£5 million extra funding helps Imperial College Healthcare boost capacity for this winter

Imperial College Healthcare NHS Trust is set to begin building works to create an extra 50 inpatient beds this winter.

The works have been made possible with £5 million of additional capital funding announced by the Secretary of State for Health on 7 September.
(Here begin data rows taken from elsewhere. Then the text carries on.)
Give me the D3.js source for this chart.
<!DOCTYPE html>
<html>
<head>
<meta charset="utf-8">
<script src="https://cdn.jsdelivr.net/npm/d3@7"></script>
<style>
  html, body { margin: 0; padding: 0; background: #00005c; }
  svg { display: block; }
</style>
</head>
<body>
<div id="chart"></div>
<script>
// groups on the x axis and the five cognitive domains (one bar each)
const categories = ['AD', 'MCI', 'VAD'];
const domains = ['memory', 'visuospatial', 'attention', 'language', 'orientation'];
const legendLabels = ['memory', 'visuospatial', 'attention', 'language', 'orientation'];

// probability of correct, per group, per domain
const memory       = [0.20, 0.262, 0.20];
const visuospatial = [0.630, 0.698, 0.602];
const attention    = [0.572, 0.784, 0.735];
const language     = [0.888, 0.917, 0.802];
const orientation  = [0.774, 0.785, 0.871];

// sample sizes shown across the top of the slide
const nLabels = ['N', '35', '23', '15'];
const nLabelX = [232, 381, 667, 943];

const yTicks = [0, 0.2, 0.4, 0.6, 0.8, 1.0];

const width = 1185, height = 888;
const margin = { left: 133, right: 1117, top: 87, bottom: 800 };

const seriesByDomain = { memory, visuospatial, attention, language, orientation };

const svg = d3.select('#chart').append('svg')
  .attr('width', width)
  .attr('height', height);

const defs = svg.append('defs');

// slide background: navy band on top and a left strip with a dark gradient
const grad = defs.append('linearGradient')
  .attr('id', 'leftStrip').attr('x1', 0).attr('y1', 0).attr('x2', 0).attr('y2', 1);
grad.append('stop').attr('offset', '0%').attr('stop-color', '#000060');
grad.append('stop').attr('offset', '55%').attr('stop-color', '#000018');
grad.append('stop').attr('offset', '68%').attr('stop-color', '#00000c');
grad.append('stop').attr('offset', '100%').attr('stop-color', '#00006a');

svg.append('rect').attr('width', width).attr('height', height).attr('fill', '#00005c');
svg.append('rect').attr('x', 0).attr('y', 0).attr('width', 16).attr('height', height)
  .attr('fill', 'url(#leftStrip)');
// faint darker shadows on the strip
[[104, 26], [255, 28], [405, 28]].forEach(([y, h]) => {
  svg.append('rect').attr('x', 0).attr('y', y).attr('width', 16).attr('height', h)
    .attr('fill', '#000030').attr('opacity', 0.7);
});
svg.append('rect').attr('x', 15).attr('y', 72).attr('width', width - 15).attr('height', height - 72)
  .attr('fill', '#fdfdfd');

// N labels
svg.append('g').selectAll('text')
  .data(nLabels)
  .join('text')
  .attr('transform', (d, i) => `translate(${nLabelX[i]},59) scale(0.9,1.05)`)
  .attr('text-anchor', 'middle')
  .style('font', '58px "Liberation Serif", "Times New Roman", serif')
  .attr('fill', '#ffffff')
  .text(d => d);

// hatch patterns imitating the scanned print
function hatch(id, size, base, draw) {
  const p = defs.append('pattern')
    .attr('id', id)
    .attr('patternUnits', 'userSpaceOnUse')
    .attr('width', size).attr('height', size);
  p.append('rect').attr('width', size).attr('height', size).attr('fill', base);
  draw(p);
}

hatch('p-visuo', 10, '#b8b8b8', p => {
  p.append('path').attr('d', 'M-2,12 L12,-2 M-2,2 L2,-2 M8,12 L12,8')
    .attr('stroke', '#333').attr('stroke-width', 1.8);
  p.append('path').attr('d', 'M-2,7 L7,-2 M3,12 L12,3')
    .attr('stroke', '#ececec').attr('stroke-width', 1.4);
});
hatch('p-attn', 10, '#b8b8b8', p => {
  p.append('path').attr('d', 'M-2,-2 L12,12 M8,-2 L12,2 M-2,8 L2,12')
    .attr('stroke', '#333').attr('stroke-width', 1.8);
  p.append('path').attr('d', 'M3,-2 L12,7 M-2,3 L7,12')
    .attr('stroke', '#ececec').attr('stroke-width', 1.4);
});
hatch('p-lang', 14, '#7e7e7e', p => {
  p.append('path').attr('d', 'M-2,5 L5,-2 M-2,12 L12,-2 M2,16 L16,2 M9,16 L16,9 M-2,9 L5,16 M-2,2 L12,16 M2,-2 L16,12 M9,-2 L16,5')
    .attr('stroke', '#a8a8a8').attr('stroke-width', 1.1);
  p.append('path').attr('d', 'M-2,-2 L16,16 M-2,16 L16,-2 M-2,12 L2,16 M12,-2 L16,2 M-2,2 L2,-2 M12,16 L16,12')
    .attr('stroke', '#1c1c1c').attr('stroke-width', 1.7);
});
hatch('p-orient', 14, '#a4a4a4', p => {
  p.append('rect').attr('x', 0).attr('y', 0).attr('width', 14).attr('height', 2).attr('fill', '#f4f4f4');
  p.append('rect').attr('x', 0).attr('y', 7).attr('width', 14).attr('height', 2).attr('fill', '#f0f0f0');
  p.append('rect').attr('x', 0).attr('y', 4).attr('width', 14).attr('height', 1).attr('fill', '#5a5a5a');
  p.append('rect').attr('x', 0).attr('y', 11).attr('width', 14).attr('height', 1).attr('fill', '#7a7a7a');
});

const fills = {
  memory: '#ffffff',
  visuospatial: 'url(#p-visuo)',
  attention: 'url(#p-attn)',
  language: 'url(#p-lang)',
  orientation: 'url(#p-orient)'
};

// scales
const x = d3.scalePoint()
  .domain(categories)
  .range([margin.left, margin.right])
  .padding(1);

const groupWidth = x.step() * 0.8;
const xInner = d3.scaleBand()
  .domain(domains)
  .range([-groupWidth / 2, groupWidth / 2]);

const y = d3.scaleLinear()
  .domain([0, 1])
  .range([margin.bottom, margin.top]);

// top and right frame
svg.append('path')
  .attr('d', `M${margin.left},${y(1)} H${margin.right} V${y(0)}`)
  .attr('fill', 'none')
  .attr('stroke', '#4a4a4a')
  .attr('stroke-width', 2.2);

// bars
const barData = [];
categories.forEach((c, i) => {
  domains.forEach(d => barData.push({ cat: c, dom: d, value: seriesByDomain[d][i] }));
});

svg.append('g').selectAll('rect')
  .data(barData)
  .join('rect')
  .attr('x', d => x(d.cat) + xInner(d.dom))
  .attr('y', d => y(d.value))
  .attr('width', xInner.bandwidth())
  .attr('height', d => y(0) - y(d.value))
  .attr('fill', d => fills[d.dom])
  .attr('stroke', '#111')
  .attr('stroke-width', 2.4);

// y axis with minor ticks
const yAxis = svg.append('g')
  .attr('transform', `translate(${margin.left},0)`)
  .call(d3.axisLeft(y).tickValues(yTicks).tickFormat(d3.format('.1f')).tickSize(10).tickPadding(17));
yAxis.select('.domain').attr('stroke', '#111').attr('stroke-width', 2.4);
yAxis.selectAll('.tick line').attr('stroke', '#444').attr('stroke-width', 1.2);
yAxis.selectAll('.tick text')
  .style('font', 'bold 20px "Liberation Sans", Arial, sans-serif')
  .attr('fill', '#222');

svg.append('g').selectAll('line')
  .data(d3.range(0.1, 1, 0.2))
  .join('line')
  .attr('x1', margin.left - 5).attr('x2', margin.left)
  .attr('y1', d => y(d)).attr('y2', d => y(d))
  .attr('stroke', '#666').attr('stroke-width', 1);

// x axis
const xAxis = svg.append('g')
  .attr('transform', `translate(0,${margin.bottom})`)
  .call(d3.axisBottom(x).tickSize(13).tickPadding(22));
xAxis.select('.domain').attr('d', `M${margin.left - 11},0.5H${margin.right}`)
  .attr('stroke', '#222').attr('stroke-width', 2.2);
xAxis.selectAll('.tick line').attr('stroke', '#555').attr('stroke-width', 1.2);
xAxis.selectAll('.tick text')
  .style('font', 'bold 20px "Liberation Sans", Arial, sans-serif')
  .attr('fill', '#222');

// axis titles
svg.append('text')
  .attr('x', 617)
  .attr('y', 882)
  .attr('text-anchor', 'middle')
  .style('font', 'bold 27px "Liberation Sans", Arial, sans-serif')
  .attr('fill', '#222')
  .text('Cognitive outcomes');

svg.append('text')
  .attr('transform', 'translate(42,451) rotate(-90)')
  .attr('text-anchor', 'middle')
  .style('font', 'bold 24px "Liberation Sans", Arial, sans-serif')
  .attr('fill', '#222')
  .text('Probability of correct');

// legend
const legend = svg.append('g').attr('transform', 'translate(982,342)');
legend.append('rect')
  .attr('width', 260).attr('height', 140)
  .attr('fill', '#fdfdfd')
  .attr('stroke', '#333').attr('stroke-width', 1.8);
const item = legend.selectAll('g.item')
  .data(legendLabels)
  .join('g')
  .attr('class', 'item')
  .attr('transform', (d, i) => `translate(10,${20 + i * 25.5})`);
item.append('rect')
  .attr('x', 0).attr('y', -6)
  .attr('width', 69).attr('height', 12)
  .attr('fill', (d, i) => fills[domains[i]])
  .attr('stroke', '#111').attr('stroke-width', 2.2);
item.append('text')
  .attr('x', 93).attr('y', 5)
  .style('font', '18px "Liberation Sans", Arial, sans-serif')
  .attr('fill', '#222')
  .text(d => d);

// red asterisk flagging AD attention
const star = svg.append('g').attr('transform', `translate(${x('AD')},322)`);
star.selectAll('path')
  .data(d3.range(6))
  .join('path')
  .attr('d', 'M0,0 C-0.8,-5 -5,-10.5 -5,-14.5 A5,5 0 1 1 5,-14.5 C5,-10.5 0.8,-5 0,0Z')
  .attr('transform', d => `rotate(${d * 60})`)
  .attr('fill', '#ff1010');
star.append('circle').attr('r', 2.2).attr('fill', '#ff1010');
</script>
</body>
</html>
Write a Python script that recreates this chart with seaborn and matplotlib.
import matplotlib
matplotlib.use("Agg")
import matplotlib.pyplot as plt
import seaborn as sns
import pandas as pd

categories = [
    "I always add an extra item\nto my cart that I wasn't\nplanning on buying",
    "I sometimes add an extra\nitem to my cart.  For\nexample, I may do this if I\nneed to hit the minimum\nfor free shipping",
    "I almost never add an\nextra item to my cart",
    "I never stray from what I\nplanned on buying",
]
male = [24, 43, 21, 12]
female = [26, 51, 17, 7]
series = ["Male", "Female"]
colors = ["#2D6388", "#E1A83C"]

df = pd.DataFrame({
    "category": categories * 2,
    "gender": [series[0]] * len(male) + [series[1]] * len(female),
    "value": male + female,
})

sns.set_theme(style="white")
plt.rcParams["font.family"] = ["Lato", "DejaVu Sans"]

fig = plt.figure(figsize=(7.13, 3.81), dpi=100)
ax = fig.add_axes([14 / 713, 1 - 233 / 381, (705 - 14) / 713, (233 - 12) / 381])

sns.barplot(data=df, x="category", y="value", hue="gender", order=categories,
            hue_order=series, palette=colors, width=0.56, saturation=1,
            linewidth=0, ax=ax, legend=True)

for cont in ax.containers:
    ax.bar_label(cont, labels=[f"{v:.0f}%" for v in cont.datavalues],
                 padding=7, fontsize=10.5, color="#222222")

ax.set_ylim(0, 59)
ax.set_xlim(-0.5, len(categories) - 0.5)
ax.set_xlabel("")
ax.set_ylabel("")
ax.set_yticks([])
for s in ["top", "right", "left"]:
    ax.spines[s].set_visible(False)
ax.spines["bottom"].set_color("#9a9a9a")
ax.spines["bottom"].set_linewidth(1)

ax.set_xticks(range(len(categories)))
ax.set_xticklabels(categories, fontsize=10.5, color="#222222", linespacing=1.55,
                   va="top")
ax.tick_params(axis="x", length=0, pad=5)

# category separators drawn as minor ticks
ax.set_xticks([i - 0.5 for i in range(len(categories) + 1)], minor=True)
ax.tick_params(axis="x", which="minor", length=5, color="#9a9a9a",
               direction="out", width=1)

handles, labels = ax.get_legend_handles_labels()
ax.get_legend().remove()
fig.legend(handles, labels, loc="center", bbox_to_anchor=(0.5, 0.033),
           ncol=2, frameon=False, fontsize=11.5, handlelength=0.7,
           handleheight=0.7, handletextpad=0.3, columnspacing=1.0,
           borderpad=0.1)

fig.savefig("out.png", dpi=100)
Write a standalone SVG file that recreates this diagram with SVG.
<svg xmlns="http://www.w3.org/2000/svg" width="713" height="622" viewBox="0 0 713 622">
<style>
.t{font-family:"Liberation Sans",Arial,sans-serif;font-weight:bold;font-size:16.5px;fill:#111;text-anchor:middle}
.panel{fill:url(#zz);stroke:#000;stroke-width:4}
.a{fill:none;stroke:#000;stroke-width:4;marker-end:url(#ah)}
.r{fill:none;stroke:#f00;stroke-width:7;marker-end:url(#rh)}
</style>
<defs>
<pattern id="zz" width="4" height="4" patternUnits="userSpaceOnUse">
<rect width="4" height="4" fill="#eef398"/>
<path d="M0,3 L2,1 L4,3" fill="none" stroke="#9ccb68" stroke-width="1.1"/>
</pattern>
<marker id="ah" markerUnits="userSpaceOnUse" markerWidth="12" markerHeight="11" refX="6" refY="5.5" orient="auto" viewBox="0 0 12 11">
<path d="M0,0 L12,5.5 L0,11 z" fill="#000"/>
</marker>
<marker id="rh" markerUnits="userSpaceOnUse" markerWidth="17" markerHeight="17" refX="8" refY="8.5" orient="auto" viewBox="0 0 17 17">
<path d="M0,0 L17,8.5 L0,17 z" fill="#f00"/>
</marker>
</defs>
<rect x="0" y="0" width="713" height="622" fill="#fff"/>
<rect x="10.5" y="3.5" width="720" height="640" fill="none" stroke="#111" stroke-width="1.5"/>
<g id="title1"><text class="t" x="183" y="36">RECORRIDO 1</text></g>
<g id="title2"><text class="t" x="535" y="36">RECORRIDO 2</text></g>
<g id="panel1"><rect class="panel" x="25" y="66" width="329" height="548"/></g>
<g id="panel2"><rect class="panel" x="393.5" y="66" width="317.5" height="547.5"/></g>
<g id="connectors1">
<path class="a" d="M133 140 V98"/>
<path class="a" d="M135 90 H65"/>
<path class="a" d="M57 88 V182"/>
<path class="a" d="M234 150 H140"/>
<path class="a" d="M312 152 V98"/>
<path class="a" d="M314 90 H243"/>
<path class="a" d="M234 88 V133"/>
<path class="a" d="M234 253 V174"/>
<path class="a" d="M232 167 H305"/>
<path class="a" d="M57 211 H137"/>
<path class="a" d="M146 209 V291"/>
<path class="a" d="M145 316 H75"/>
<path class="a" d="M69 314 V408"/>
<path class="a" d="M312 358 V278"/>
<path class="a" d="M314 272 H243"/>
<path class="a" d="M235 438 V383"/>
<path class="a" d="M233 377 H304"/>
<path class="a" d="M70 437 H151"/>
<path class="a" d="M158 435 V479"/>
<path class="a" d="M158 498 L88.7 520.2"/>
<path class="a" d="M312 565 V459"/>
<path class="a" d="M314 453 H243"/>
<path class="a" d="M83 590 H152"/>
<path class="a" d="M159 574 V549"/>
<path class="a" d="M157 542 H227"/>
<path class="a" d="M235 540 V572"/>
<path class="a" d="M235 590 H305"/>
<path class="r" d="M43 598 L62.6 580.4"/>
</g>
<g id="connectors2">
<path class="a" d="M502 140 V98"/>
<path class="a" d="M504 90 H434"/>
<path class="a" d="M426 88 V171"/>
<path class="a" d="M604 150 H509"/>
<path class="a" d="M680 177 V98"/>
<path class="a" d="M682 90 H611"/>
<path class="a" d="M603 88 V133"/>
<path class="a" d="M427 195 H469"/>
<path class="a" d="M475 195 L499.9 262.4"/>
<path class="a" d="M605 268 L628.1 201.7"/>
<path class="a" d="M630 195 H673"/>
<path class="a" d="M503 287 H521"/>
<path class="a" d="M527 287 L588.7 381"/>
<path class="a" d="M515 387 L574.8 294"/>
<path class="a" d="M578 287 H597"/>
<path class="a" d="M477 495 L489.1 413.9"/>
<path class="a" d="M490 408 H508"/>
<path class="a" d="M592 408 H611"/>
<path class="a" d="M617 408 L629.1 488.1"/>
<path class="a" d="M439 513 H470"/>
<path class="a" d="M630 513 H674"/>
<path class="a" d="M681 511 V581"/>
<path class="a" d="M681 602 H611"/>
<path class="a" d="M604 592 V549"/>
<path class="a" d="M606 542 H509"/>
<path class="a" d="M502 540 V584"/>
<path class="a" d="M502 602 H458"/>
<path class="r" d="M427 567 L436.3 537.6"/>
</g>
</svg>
Nationally, £145 million from the Department of Health and Social Care’s existing budget has been allocated to 81 new schemes to improve emergency care ahead of winter.

The Trust’s 50 additional beds will be spread across its Charing Cross, Hammersmith and St Mary’s hospitals.

The extra capacity will support the Trust’s wider urgent and emergency care improvement programme.

Over the past 18 months, the Trust has:

• expanded ambulatory emergency care services, enabling hundreds of patients to get the care they need without being admitted or even attending A&E;

• redeveloped the A&E department at St Mary’s Hospital;

• begun roll out of national best practice for wards;

• begun redevelopment of the A&E department at Charing Cross Hospital.

The latest phase of the improvement programme has just begun, with a care journey and capacity collaborative focusing on managing our beds more efficiently, including using a new ‘real-time’ monitoring system, and putting in more resource to help patients get all of the support they need to be discharged promptly after they have had inpatient treatment.

Professor Tim Orchard, chief executive of Imperial College Healthcare NHS Trust, said: “Our urgent and emergency care improvement programme has delivered significant benefits for patients and enabled us to respond to a continuing increase in urgent admissions as well as problems with our ageing estate.

“We’re now gearing up for another, really focused effort over the next three months to ensure we have the ways of working and capacity in place to continue to provide high quality care throughout the coming winter.

“This will mean not only better care for urgent and emergency patients but also fewer cancelled operations and a much better experience for all of our staff.”